Mehr noch als die deutsche Pegida-Bewegung speist die flämische sich aus einem rassistischen und nationalistischen Reservoir, das seine Wurzeln unter anderem in einer nie aufgearbeiteten Kollaborationsvergangenheit während der Zeit des deutschen Nationalsozialismus hat. Umso schamloser sind die Forderungen nach einem „reinrassigen“ unabhängigen flämischen Staat, wobei auch die Vereinigung mit Holland zu einem Staat namens „Großniederlande“ nicht ausgeschlossen wird.

Für nächsten Montag ist eine Pegida-Versammlung in der ostflämischen Stadt Sint-Niklaas geplant. Das Motto lautet: „Dies ist unser Land“. Der Vlaams Belang, der bei der letzten Parlamentswahl nur noch rund 5 Prozent der Stimmen erhielt, scheint durch die Hintertür wieder die Bühne zu betreten. Allerdings sollen schätzungsweise 30 Prozent der Wähler der stärksten Regierungspartei N-VA (Neue Flämische Allianz) sich aus Vlaams-Belang-Wählerstimmen speisen – Wähler, die ihrer Überzeugung eines unabhängigen, ausländerfreien Flanderns nie abgeschworen, aber eine „salonfähigere“ Partei gewählt haben.

Marion Schmitz-Reiners

One Comment

  1. Ingo Wagner

    Ein wichtiges Thema, das mehr Beachtung verdient.

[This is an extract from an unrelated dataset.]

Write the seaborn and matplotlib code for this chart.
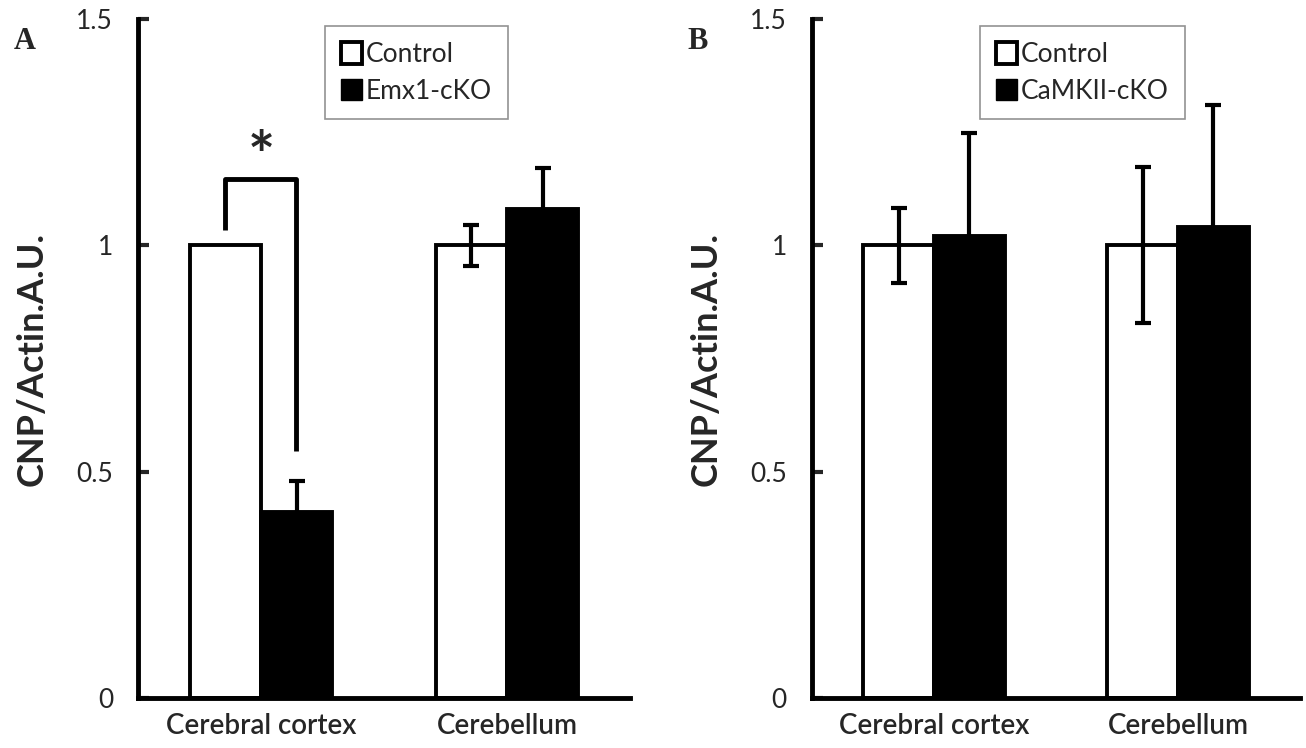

    Es wäre der Sache aber sicher dienlich, zwischen Forderungen nach ‘Reinrassigkeit’ und einem flämischen Staat zu unterscheiden. Während viele NVA-Wähler*innen zwar für zweiteres sind, distanzieren sie sich explizit von ersterem. Gerade hier ist es wichtig, nicht zu verallgemeinern.

    Was die Kollaboration zu Zeiten des zweiten Weltkriegs angeht, ist bezüglich der Shoah das Buch ‘Die Shoah in Belgien’ zu empfehlen.

    Insbesondere muss aber auch auf die BEwegung ‘Hart Boven Hard’ hingewiesen werden, die die Demonstrationen gegen Pegisa anführt (und sich an die Verbote ‘hält’).